UPDATE 5-Crude oil down near $109 on stockpiles, fiscal concerns
* U.S. oil inventories up - EIA
* U.S. "fiscal cliff" showdown may drag on after Christmas
(Updates prices, adds quote)
LONDON, Dec 13 (Reuters) - Crude oil slipped to around $109 a barrel on Thursday due to rising U.S. oil stockpiles, while fears that the world's largest economy might miss a deadline for next year's budget and risk a recession also kept bulls in check.
Benchmark Brent crude fell 35 cents to $109.15 a barrel by 1413 GMT, while U.S. crude was at $86.54, down 23 cents. The January Brent contract expires on Friday.
Deadlocked talks to avert a "fiscal cliff" of steep tax increases and budget cuts in the United States returned to investors' focus after the announcements by the U.S. Federal Reserve of more monetary stimulus buoyed global markets on Wednesday.
Failure to reach a compromise on the U.S. budget by the end of the year risks pushing the world's biggest oil consumer into recession and this has stoked fears a fragile recovery trend emerging in China and some other countries would be stifled.
Sharp differences on the 2013 budget persisted between Congressional Republicans and the White House on Wednesday, when negotiators warned the showdown could drag on past Christmas.
"People are worried about the economy, the fiscal cliff in the U.S. and the European economy still remains a tricky one," said Richard Langkemper, analyst at Argos North Sea Group in Rotterdam.
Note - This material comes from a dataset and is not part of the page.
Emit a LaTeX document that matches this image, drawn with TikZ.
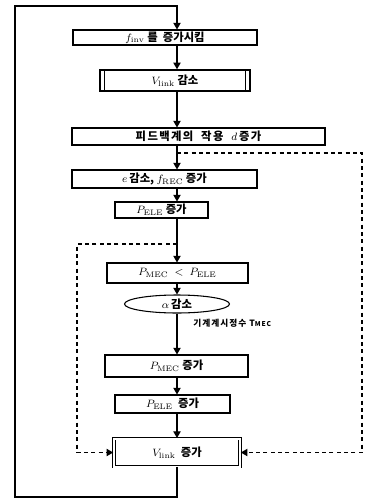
\documentclass[tikz,border=0pt]{standalone}
\usepackage{fontspec}
\newfontfamily\kr{Noto Sans CJK KR}
\newfontfamily\krw{Noto Sans CJK KR}[LetterSpace=12]
\usetikzlibrary{arrows.meta,shapes.geometric}
\tikzset{
  box/.style={draw, line width=0.8pt, inner sep=0pt, font=\kr\bfseries\fontsize{8.5}{9}\selectfont},
  oval/.style={draw, ellipse, line width=0.8pt, inner sep=0pt, font=\kr\bfseries\fontsize{8.5}{9}\selectfont},
  arr/.style={line width=0.8pt, -{Triangle[length=5pt,width=5.5pt]}},
  ln/.style={line width=0.8pt},
  dl/.style={line width=0.8pt, dash pattern=on 3pt off 2.5pt},
  darr/.style={dl, -{Triangle[length=5pt,width=5.5pt]}},
  lbl/.style={font=\krw\bfseries\fontsize{6.5}{7}\selectfont, inner sep=0pt, anchor=west}
}
\begin{document}
\begin{tikzpicture}[x=0.75pt,y=-0.75pt]
\useasboundingbox (0,0) rectangle (366,500);
\coordinate (ax) at (177,0);
\node[box, minimum width=138pt, minimum height=11.25pt] (b1) at (165,37.5) {$f_{\mathrm{inv}}$ 를 \ 증가시킴};
\node[box, line width=1.1pt, minimum width=112.5pt, minimum height=15.75pt] (b2) at (175,80.5) {$V_{\mathrm{link}}$ 감소};
\draw[ln] ([xshift=4pt]b2.north west) -- ([xshift=4pt]b2.south west);
\draw[ln] ([xshift=-4pt]b2.north east) -- ([xshift=-4pt]b2.south east);
\node[box, font=\krw\bfseries\fontsize{8.5}{9}\selectfont, minimum width=189.75pt, minimum height=12.75pt] (b3) at (198.5,136.5) {피드백계의 \ 작용 \ $d$\,증가};
\node[box, minimum width=138.75pt, minimum height=13.5pt] (b4) at (164.5,179) {$e$\,감소, $f_{\mathrm{REC}}$ 증가};
\node[box, minimum width=69.75pt, minimum height=12pt] (b5) at (161.5,210) {$P_{\mathrm{ELE}}$ 증가};
\node[box, minimum width=105.75pt, minimum height=15pt] (b6) at (177.5,273) {$P_{\mathrm{MEC}} \;<\; P_{\mathrm{ELE}}$};
\node[oval, minimum width=78.75pt, minimum height=13.5pt] (b7) at (177,304) {$\alpha$\,감소};
\node[box, minimum width=107.25pt, minimum height=16.5pt] (b8) at (176.5,366) {$P_{\mathrm{MEC}}$ 증가};
\node[box, minimum width=86.25pt, minimum height=13.5pt] (b9) at (172.5,404) {$P_{\mathrm{ELE}}$ \ 증가};
\node[box, double, double distance=1.5pt, line width=0.7pt, minimum width=95pt, minimum height=21pt] (b10) at (177,452.5) {$V_{\mathrm{link}}$ \ 증가};
\node[lbl] (t) at (193,323) {기계계시정수 T{\fontsize{5}{6}\selectfont MEC}};
% main axis
\draw[arr] (ax |- b1.south) -- (ax |- b2.north);
\draw[arr] (ax |- b2.south) -- (ax |- b3.north);
\draw[arr] (ax |- b3.south) -- (ax |- b4.north);
\draw[arr] (ax |- b4.south) -- (ax |- b5.north);
\draw[arr] (ax |- b5.south) -- (ax |- b6.north);
\draw[arr] (ax |- b6.south) -- (b7.north);
\draw[arr] (b7.south) -- (ax |- b8.north);
\draw[arr] (ax |- b8.south) -- (ax |- b9.north);
\draw[arr] (ax |- b9.south) -- (b10.north);
% outer feedback loop
\coordinate (lb) at (15,497);
\coordinate (lt) at (15,6);
\draw[arr] (b10.south) -- (b10.south |- lb) -- (lb) -- (lt) -- (ax |- lt) -- (ax |- b1.north);
% dashed loops
\coordinate (r1) at (177,153);
\coordinate (r2) at (362,153);
\draw[darr] (r1) -- (r2) -- (r2 |- b10.east) -- (b10.east);
\coordinate (l1) at (177,244);
\coordinate (l2) at (77,244);
\draw[darr] (l1) -- (l2) -- (l2 |- b10.west) -- (b10.west);
\end{tikzpicture}
\end{document}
U.S. crude inventories rose last week, against expectations of a fall, while gasoline and distillates stockpiles jumped more than expected. The fuel stocks rose despite a pull-back in refinery output and steady import levels.
"I am generally bearish on crude oil, because there is too much supply, particularly in North America," said Fawad Razaqzada, technical analyst at GFT in London.
Demand will be sluggish through 2013 as economic expansion stays tepid and crude supply levels comfortable, which could ease price pressure on consumers, the International Energy Agency (IEA) said on Wednesday.
Global oil demand would grow 865,000 barrels per day in 2013 to hit 90.5 million bpd, the IEA said.
OPEC TARGET UNCHANGED
In Vienna, OPEC agreed on Wednesday to retain the producer group's 30-million barrels-a-day output target and is relaxed about the prospect of rising inventories in the first half of next year.
"It became clear once again that the cartel is relatively unwilling to act, especially when prices are high," Commerzbank commodity analysts said in a note.
The target is higher than is required from OPEC to meet demand next year, some market observers say, but the excess supply has cushioned the impact on prices from a sharp drop in Iranian oil exports due to sanctions this year.
Big powers hope soon to agree with Iran to hold a new round of nuclear talks in another bid to resolve a protracted dispute over Tehran's atomic programme.
Inspectors from the U.N. nuclear watchdog arrived in Tehran in the first such meeting since August to ease international concerns over the programme.